**WHAT THIS TASK INVOLVES**: Reproduce the lines below exactly, from the one containing "Output the web" through the one containing "0.034, 0.078, 0.116];", both included. Leave out any pictures.

**EXERCISE DATA**:

════

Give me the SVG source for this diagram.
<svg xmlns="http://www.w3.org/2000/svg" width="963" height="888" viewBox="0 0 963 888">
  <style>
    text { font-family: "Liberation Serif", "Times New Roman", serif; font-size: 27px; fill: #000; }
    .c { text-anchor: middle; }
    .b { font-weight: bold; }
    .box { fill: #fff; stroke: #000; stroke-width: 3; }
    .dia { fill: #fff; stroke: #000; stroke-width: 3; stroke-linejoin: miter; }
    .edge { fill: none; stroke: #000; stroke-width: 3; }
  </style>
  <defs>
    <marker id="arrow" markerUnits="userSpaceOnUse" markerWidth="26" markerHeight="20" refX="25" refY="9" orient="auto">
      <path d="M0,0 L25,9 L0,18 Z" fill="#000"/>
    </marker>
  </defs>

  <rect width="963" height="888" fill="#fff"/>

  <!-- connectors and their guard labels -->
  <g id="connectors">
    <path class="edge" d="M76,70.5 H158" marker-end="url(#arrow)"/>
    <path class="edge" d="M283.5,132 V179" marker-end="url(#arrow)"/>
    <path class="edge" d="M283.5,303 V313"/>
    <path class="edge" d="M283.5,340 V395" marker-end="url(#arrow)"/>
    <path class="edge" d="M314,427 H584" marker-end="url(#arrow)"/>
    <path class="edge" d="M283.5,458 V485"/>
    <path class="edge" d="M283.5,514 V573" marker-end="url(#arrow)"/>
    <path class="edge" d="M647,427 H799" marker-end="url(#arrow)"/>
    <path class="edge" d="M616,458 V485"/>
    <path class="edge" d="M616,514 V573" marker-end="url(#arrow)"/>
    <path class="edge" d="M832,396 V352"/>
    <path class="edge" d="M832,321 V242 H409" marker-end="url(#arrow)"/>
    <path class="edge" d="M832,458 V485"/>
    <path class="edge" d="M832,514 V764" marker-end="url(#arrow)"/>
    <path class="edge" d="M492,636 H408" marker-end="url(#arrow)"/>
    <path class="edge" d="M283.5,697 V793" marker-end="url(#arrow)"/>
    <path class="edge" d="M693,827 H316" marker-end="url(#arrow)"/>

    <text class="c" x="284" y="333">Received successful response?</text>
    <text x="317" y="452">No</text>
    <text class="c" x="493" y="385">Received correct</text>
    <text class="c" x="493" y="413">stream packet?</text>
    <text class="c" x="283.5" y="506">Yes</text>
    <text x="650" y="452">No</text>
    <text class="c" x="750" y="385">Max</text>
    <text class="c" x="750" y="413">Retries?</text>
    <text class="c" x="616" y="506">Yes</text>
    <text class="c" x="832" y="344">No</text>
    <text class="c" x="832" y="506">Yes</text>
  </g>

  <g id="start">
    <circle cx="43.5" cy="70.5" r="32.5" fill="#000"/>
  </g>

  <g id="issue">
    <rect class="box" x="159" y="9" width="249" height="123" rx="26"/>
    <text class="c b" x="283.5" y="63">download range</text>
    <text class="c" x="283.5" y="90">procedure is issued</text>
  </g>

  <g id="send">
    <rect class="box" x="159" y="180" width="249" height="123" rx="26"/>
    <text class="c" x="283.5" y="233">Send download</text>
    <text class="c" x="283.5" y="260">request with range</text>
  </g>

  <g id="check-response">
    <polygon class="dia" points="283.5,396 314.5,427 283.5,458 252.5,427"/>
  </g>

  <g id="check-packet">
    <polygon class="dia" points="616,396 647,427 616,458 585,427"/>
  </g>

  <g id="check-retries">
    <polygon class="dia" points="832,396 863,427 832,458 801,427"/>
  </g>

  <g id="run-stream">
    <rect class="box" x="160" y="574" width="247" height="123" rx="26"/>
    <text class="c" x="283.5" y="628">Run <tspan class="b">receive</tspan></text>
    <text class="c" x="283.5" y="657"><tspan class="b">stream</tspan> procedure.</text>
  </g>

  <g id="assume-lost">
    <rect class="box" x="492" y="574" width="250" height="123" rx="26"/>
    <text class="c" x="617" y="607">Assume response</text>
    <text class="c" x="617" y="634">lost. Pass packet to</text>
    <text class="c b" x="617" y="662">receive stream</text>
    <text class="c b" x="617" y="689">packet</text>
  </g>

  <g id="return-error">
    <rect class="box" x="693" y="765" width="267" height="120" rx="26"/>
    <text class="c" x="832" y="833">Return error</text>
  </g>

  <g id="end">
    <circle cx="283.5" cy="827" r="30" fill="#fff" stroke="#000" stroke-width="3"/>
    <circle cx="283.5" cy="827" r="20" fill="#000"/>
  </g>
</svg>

════

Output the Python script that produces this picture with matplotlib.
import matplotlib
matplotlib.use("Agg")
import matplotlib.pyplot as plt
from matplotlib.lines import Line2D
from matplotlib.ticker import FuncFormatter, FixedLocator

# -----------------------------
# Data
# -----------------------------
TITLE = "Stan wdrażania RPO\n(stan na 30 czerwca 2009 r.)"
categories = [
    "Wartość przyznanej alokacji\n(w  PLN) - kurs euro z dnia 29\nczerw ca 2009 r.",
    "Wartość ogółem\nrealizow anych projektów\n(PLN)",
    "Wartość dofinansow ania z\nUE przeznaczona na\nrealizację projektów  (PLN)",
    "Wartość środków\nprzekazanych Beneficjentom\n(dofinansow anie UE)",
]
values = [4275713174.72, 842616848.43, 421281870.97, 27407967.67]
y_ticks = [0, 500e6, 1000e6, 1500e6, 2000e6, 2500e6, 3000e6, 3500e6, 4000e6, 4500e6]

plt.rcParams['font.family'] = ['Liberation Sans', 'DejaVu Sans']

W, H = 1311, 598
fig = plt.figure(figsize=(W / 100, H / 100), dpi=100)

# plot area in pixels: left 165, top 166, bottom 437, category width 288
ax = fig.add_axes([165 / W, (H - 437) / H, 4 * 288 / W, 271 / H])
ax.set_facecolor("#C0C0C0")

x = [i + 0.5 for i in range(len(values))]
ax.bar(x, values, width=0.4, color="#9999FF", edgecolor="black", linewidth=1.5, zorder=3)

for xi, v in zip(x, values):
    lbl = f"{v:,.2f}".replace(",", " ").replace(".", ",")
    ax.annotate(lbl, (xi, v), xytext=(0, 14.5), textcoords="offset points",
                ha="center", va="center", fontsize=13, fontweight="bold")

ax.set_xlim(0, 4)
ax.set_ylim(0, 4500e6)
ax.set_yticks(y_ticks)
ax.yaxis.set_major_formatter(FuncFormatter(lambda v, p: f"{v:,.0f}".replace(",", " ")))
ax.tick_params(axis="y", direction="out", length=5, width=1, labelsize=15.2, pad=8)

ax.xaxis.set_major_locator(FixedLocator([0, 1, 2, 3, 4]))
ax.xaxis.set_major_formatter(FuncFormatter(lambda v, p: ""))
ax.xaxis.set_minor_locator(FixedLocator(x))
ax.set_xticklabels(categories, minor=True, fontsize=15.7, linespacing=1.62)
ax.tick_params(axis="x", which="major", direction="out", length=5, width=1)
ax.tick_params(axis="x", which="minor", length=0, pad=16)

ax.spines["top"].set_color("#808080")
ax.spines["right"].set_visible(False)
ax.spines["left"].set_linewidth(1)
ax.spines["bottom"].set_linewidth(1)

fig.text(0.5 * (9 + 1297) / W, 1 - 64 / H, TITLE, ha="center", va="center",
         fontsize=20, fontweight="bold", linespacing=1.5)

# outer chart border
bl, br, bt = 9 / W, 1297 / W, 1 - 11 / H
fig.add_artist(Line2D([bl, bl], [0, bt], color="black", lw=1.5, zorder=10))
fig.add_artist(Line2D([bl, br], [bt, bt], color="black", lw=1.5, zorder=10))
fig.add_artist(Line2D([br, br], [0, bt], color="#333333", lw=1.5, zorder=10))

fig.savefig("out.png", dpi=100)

════

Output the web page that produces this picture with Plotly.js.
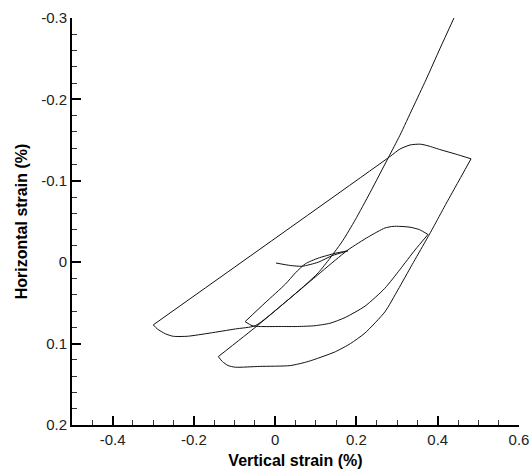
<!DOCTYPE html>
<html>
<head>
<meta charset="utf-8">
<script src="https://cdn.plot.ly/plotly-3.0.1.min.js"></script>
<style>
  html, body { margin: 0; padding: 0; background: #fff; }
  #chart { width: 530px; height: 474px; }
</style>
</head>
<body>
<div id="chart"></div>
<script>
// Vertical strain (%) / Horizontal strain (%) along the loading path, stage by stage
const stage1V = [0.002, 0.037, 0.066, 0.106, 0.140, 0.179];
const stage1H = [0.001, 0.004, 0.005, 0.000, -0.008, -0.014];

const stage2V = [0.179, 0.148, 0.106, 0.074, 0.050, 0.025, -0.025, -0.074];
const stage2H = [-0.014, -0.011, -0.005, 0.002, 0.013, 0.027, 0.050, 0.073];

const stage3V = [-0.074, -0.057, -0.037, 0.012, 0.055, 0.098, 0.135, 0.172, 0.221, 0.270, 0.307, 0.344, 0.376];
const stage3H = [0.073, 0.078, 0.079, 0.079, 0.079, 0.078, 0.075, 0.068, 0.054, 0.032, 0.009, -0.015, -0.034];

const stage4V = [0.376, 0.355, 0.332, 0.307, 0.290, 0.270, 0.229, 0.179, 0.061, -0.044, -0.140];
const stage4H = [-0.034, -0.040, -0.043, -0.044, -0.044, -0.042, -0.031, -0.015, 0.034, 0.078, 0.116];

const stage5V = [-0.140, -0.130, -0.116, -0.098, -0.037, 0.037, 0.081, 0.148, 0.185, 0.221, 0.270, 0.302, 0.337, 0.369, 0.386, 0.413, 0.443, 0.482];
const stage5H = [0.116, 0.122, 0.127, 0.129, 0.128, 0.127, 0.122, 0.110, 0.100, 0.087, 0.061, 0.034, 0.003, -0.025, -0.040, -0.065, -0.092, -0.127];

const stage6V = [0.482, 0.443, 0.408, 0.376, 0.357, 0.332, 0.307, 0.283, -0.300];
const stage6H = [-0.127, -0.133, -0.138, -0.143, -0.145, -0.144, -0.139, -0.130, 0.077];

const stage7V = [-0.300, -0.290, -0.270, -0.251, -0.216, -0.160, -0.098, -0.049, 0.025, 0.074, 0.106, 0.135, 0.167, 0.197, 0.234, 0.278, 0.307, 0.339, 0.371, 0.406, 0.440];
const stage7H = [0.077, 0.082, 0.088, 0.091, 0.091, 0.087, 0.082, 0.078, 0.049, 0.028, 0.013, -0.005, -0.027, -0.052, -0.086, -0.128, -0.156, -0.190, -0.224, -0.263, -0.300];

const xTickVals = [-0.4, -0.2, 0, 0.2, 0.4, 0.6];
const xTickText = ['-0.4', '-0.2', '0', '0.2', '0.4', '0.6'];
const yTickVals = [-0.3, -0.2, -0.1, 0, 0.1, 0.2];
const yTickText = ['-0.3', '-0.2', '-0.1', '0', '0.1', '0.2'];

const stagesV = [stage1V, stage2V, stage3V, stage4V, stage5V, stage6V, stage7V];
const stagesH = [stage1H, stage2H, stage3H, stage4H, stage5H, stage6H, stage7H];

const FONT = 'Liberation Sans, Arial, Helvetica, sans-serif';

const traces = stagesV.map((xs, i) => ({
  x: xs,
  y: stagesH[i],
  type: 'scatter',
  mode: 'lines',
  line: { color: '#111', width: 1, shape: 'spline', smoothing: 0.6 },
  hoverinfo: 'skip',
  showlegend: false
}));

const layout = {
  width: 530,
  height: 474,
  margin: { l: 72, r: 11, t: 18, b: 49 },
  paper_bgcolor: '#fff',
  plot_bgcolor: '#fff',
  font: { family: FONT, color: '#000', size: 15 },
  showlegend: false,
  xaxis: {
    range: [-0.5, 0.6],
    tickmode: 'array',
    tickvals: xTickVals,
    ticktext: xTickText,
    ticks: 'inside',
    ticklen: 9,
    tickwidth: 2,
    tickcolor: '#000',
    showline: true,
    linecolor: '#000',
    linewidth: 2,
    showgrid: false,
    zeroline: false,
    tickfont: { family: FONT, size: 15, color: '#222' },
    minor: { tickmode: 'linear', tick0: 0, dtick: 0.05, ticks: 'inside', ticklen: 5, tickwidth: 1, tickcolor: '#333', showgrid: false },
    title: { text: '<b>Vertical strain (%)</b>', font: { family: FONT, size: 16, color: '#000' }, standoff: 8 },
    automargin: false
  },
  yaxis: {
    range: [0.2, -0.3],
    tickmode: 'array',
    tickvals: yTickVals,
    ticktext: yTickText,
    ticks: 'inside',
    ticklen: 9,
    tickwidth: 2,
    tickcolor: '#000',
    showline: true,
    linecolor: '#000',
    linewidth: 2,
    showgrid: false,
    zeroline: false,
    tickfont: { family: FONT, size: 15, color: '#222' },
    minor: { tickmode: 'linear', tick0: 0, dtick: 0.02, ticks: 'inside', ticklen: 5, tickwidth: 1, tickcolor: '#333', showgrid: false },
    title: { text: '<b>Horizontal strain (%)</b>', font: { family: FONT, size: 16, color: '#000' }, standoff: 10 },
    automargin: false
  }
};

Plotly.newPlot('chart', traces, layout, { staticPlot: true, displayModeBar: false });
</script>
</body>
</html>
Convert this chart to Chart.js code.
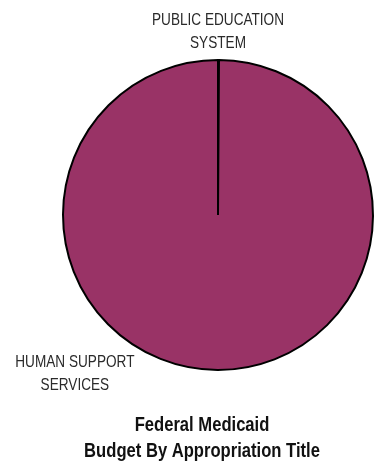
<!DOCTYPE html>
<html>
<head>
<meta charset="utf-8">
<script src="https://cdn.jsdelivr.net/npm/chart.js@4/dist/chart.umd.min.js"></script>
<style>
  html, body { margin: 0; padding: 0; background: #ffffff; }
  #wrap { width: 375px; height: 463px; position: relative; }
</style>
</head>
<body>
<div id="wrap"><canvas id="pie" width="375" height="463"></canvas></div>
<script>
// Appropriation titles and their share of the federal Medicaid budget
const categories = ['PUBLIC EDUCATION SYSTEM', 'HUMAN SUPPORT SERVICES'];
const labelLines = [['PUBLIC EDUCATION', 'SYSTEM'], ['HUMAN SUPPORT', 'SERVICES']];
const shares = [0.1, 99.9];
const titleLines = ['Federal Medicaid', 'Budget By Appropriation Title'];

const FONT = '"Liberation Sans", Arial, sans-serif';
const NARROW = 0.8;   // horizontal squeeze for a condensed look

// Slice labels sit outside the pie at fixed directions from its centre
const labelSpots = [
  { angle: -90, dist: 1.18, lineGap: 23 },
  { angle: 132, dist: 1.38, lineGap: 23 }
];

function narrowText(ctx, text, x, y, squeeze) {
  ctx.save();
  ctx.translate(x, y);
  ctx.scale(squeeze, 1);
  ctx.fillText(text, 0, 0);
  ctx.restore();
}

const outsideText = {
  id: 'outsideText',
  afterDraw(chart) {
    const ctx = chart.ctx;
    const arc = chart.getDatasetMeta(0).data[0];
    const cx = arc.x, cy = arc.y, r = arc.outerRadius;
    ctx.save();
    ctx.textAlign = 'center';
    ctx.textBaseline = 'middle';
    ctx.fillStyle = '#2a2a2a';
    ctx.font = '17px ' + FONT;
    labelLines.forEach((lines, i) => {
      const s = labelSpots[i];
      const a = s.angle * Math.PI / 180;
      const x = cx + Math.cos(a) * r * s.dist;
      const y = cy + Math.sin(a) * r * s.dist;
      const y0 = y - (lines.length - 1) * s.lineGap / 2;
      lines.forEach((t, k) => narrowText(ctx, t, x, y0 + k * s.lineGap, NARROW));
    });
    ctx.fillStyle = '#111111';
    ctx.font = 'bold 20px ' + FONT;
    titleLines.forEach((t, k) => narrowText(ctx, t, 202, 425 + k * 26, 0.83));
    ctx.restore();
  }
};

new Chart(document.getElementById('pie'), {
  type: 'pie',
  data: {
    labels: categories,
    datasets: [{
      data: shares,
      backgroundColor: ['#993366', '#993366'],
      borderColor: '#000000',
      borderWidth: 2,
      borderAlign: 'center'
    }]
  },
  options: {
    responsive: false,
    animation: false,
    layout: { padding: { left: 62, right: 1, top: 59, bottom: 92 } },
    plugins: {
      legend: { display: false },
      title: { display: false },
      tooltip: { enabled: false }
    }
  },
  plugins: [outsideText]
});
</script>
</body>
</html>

════

**OUTPUT OF THE EXERCISE**:
Output the web page that produces this picture with Plotly.js.
<!DOCTYPE html>
<html>
<head>
<meta charset="utf-8">
<script src="https://cdn.plot.ly/plotly-3.0.1.min.js"></script>
<style>
  html, body { margin: 0; padding: 0; background: #fff; }
  #chart { width: 530px; height: 474px; }
</style>
</head>
<body>
<div id="chart"></div>
<script>
// Vertical strain (%) / Horizontal strain (%) along the loading path, stage by stage
const stage1V = [0.002, 0.037, 0.066, 0.106, 0.140, 0.179];
const stage1H = [0.001, 0.004, 0.005, 0.000, -0.008, -0.014];

const stage2V = [0.179, 0.148, 0.106, 0.074, 0.050, 0.025, -0.025, -0.074];
const stage2H = [-0.014, -0.011, -0.005, 0.002, 0.013, 0.027, 0.050, 0.073];

const stage3V = [-0.074, -0.057, -0.037, 0.012, 0.055, 0.098, 0.135, 0.172, 0.221, 0.270, 0.307, 0.344, 0.376];
const stage3H = [0.073, 0.078, 0.079, 0.079, 0.079, 0.078, 0.075, 0.068, 0.054, 0.032, 0.009, -0.015, -0.034];

const stage4V = [0.376, 0.355, 0.332, 0.307, 0.290, 0.270, 0.229, 0.179, 0.061, -0.044, -0.140];
const stage4H = [-0.034, -0.040, -0.043, -0.044, -0.044, -0.042, -0.031, -0.015, 0.034, 0.078, 0.116];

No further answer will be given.